Google™ offers a customizable home page, on which users can view a variety of Web applications—from Gmail to Google Calendar—providing another example of how we can streamline access to information through a single portal. Since both Adobe Creative Suite and the Google home page assemble applications that already exist under one corporate roof, they present fewer challenges to users.
How do we find a way to enable people to more easily and powerfully interact with their data that is stored across applications from competing corporate entities and government agencies? Progress on the data side is well underway with widespread adoption of formats like XML and RSS. On the user interface side, we can encourage the adoption of standards and patterns.

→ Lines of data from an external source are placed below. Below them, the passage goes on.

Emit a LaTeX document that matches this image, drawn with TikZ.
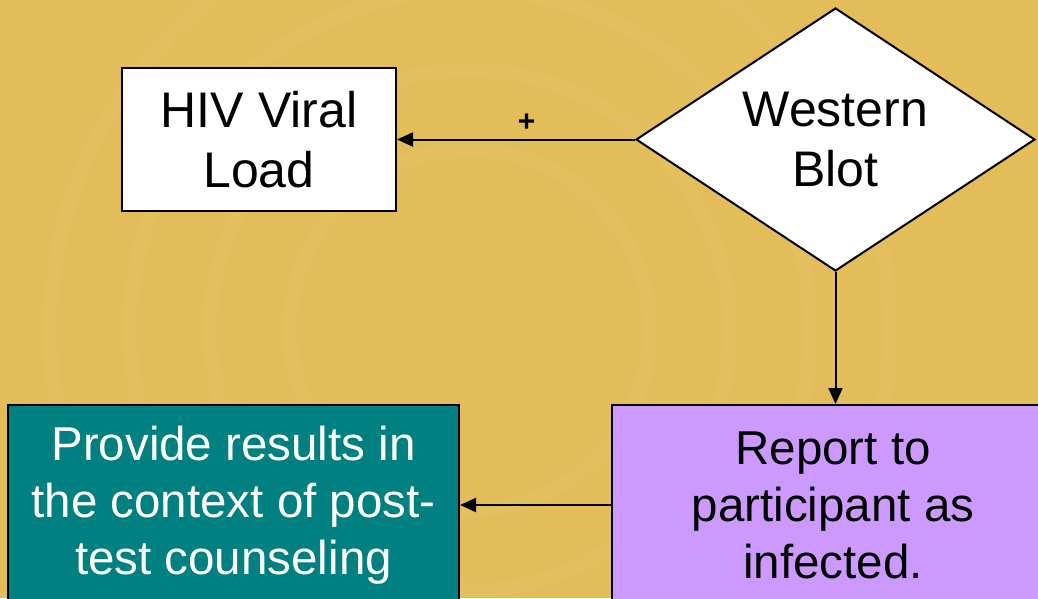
\documentclass[tikz,border=0pt]{standalone}
\usepackage{fontspec}
\setmainfont{Liberation Sans}
\usetikzlibrary{shapes.geometric,arrows.meta}
\definecolor{bggold}{HTML}{E4BD5B}
\definecolor{tealbox}{HTML}{008080}
\definecolor{purplebox}{HTML}{CC99FF}
\tikzset{
  boxframe/.style={draw=black,line width=2pt,rectangle,align=center,inner sep=0pt},
  bigtext/.style={font=\fontsize{50}{60}\selectfont},
  lowtext/.style={font=\fontsize{47.5}{57}\selectfont},
  conn/.style={line width=2pt,-{Triangle[length=16pt,width=14pt]}},
}
\begin{document}
\begin{tikzpicture}[x=1pt,y=-1pt]
\clip (0,0) rectangle (1038,598);
\fill[bggold] (0,0) rectangle (1038,598);
\foreach \r in {180,260,340,420}
  \draw[white,opacity=0.035,line width=14pt] (470,330) circle[radius=\r];
\node[boxframe,fill=white,minimum width=274pt,minimum height=143pt,bigtext] (hiv) at (259,139.5) {HIV Viral\\Load};
\node[diamond,draw=black,line width=2pt,fill=white,shape aspect=1.517,inner sep=0pt,minimum width=399pt,minimum height=263pt,align=center,bigtext] (wb) at (835.5,139.5) {Western\\Blot};
\node[boxframe,fill=purplebox,minimum width=442pt,minimum height=200pt,lowtext] (rep) at (833,505) {Report to\\participant as\\infected.};
\node[boxframe,fill=tealbox,text=white,minimum width=451pt,minimum height=200pt,lowtext] (ctx) at (233.5,505) {Provide results in\\the context of post-\\test counseling};
\draw[conn] (wb.west) -- node[pos=0.455,above=4pt,font=\bfseries\fontsize{30}{32}\selectfont] (plus) {+} (hiv.east);
\draw[conn] (wb.south) -- (wb.south |- rep.north);
\draw[conn] (rep.west) -- (ctx.east);
\end{tikzpicture}
\end{document}
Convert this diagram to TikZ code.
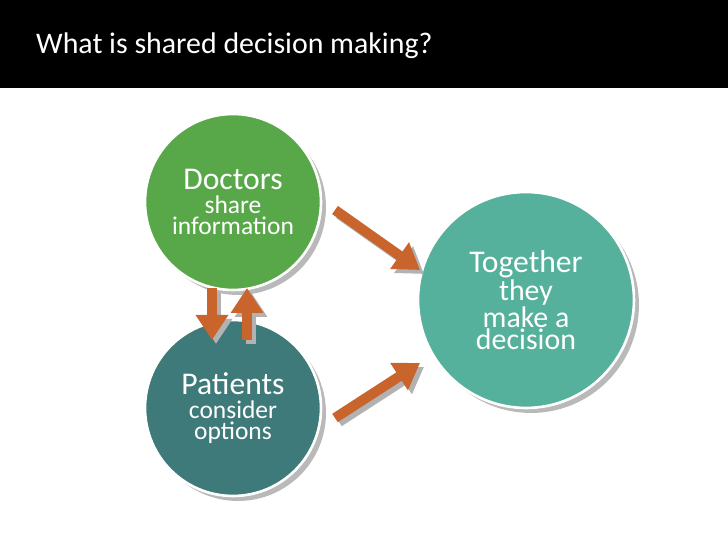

We solve the same problems for different products time and time again. We should share those solutions.
We can also look to other areas of practice for inspiration. In the realm of product design for home electronics, the concept of one interface for interaction has forward momentum. The first step was the universal remote control, which pulled together the functions of a dozen different television, cable, DVD, video, stereo, and CD remotes. Admittedly, many iterations of the universal remote have been difficult to use, so the concept is not fully realized.
However, in the same vein, the Pittsburgh Pebbles PDA Project—a partnership between Carnegie Mellon University and research and design firm MAYA—is jointly developing software for handheld personal digital assistants (PDAs) that can control a much broader range of devices via Bluetooth® or other wireless protocols.
The Carnegie Mellon site describes the parameters of the endeavor, as follows: “The concept is that when users point their own hand-held[s] at a light switch, at a photocopier in an office, at a machine tool in a factory, at a VCR at home, at a piece of test equipment in the field, or at almost any other kind of device, the device will send to the hand-held a description of its control parameters. The hand-held uses this information to create an appropriate control panel, taking into account the properties of the controls that are needed, the properties of the hand-held (the display type and input techniques available), and the properties of the user....” According to MAYA, in preliminary tests of the Personal Universal Controller, “users completed tasks with 80% fewer errors and in half the time.”
In describing their contribution to the Pebbles project, MAYA asks, “What if interfaces belonged to users instead of devices?” The question for those designing digital user interfaces could then be: “What if user interfaces belonged to people instead of software?”
We are moving forward into an increasingly complex world of information systems. Now is a good time to consider sharing our design efforts and taking steps toward integrating our user interface solutions, so people can stop writing passwords on paper and start efficiently accomplishing the tasks they set out to do.